- _Material shown_
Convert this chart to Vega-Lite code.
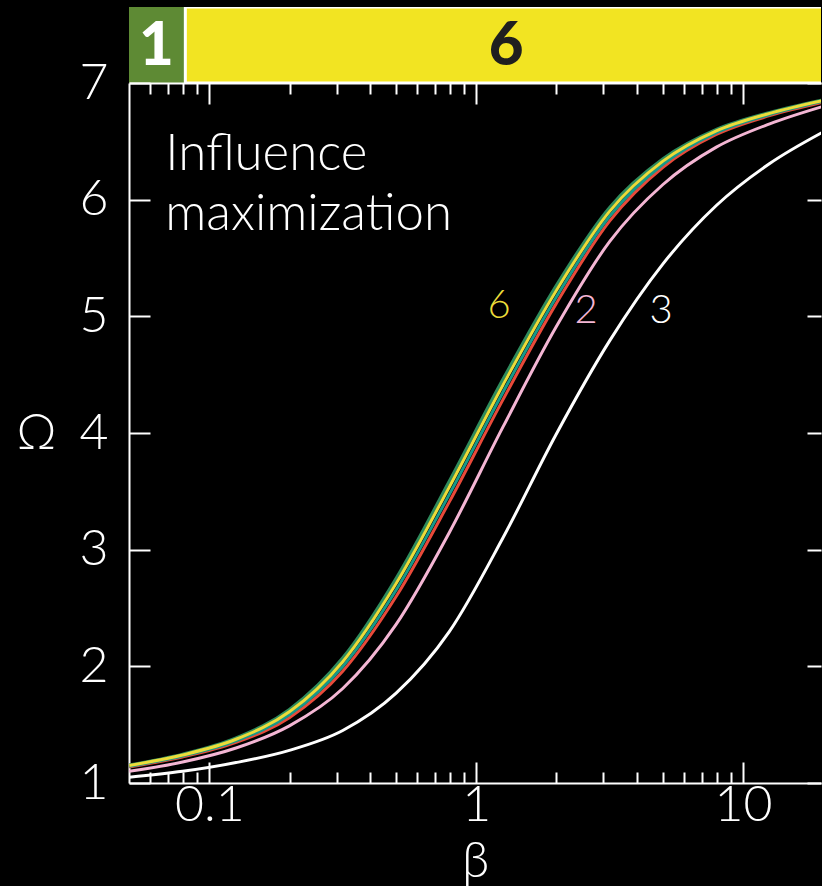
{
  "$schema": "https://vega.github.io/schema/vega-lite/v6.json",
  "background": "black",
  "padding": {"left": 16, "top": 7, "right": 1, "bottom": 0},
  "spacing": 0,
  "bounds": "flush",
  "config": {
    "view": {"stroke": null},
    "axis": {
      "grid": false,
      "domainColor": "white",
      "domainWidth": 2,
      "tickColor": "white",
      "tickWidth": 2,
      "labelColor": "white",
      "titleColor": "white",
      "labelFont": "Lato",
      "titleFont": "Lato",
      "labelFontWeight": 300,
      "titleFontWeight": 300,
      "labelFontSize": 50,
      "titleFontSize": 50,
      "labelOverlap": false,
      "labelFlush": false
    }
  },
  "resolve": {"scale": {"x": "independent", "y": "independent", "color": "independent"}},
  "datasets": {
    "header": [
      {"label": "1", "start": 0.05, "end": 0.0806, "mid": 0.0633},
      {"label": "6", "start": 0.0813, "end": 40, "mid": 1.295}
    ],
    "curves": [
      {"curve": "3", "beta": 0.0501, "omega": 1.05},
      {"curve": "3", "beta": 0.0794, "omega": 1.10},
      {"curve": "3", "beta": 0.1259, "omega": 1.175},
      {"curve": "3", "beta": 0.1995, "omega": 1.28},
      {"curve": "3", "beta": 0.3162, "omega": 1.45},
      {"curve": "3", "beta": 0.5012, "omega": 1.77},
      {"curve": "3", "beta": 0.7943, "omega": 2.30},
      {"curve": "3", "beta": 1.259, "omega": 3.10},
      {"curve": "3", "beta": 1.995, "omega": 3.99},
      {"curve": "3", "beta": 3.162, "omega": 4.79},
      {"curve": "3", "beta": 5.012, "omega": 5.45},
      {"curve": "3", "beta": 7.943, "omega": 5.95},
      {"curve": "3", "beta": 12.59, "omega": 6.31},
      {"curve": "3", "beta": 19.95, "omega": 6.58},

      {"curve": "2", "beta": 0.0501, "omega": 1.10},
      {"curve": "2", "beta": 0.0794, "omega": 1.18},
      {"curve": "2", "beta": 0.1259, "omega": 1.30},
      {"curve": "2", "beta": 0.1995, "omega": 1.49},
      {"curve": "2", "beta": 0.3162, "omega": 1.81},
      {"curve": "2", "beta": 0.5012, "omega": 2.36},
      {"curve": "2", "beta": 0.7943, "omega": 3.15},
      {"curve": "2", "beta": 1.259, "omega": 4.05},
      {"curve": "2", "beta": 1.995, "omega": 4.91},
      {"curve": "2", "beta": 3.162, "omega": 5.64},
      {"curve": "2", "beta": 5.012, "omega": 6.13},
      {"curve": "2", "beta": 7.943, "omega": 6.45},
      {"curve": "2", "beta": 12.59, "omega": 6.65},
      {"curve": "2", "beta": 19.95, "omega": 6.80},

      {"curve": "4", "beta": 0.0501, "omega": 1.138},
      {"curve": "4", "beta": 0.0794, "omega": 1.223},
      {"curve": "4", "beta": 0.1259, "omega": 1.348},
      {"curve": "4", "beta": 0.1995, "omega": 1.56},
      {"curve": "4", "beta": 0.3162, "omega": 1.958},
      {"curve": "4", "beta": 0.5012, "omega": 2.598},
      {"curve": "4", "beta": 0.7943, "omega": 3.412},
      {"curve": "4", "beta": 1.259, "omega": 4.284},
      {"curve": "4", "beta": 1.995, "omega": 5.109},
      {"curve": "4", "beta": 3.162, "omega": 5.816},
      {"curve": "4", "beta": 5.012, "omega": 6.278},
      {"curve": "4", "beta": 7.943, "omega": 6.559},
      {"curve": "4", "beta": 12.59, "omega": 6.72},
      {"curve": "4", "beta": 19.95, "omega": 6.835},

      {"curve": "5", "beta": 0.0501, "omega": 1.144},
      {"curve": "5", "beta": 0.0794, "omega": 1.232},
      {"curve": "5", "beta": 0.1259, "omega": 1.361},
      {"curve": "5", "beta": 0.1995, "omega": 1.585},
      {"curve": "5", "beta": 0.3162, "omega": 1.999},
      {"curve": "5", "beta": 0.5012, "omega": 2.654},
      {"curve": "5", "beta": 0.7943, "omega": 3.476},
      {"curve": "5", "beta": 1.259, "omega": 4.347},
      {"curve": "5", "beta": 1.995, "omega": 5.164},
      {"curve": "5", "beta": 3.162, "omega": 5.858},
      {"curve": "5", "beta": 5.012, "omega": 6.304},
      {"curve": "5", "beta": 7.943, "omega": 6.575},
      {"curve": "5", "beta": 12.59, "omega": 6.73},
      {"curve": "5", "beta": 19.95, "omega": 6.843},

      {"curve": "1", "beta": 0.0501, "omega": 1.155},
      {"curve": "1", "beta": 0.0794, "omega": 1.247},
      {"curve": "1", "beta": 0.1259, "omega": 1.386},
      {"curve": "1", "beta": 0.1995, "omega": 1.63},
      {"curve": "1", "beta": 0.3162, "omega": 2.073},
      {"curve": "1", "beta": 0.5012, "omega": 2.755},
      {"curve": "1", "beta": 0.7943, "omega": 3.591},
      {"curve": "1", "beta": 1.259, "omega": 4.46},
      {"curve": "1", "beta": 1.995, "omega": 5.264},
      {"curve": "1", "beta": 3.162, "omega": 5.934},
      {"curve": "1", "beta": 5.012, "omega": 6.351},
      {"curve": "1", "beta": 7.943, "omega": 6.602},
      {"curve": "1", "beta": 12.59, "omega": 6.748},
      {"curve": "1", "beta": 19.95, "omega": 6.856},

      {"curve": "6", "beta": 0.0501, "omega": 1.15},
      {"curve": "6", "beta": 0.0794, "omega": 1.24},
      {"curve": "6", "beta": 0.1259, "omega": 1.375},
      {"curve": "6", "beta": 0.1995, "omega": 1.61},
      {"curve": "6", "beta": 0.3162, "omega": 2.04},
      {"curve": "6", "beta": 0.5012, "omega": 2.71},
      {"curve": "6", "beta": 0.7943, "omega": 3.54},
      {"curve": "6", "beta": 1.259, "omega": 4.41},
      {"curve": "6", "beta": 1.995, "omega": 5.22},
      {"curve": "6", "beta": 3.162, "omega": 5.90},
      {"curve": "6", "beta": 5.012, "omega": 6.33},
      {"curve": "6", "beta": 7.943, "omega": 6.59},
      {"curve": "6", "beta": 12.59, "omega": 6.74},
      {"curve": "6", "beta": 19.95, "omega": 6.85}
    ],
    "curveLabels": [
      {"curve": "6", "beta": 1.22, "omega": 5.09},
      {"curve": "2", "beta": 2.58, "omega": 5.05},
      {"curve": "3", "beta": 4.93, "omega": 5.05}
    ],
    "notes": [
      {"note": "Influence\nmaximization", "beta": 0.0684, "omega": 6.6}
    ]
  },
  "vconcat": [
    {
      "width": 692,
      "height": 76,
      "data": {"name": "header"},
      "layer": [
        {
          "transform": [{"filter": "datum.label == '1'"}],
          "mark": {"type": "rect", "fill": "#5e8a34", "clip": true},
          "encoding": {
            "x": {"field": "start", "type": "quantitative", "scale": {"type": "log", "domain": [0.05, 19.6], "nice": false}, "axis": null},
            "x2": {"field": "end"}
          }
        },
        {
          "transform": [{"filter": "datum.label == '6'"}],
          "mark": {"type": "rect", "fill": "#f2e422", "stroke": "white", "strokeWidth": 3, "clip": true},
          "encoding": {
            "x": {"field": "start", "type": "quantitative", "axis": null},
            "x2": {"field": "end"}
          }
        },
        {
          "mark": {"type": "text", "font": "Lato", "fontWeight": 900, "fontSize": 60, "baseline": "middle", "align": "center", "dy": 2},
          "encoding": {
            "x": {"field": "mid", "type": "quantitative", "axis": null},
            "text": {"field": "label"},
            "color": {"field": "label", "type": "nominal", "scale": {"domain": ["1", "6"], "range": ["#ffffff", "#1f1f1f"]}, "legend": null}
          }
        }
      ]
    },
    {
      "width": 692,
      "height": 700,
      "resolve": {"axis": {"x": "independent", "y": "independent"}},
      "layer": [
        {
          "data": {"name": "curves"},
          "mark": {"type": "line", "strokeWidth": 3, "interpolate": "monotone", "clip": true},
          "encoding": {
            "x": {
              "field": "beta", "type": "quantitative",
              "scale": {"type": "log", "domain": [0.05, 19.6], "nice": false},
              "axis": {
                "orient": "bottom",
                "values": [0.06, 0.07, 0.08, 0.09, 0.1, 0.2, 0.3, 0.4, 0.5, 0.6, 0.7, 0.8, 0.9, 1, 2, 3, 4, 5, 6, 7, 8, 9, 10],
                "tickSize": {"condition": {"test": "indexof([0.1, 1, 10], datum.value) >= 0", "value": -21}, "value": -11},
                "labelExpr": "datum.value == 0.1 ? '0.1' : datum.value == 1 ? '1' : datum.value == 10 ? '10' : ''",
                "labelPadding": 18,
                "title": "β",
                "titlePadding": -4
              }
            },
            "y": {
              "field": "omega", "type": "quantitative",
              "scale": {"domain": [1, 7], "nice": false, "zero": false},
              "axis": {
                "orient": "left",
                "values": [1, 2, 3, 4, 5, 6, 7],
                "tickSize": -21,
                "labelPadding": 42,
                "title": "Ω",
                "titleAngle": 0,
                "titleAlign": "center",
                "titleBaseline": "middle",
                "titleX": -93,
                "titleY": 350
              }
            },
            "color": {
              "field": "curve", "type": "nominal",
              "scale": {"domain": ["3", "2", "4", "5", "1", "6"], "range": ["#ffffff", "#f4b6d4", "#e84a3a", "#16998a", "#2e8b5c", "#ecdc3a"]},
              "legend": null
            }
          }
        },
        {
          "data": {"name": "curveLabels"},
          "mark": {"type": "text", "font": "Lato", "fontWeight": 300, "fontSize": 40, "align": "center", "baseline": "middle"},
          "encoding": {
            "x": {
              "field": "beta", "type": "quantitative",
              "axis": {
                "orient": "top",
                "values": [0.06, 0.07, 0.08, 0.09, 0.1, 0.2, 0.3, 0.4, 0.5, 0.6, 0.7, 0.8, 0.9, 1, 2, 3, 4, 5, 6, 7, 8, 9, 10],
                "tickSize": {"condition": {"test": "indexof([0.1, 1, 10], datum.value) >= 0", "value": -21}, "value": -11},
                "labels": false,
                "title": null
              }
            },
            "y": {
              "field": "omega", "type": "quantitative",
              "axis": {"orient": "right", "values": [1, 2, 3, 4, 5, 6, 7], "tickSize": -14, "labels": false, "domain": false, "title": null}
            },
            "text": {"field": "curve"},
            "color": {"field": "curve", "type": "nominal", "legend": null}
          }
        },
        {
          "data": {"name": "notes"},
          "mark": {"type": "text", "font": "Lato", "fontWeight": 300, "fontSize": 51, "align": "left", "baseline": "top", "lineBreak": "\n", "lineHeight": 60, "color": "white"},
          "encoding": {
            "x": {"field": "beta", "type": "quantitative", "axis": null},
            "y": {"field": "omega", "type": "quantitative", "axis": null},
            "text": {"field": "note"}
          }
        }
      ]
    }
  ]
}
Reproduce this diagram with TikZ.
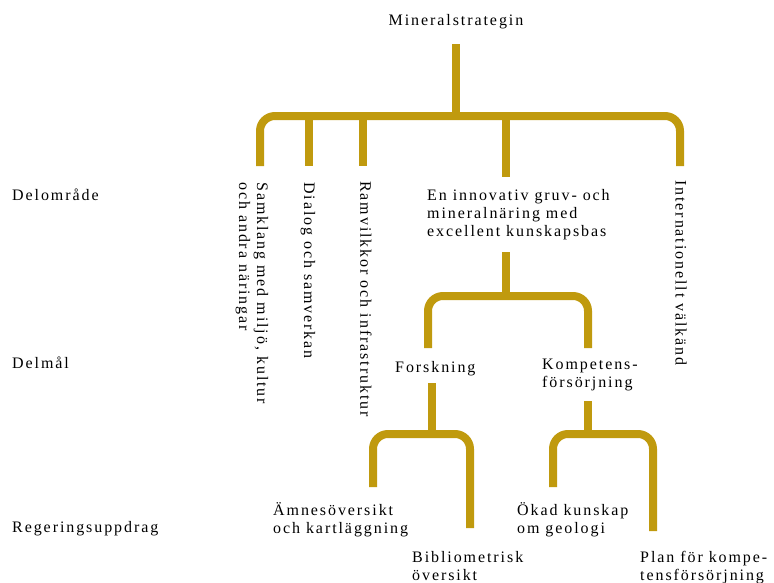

- _To be done_
Copy every line of the data that holds the string "this".

- _Written answer_
Convert this chart to Vega-Lite code.
Reproduce this diagram with TikZ.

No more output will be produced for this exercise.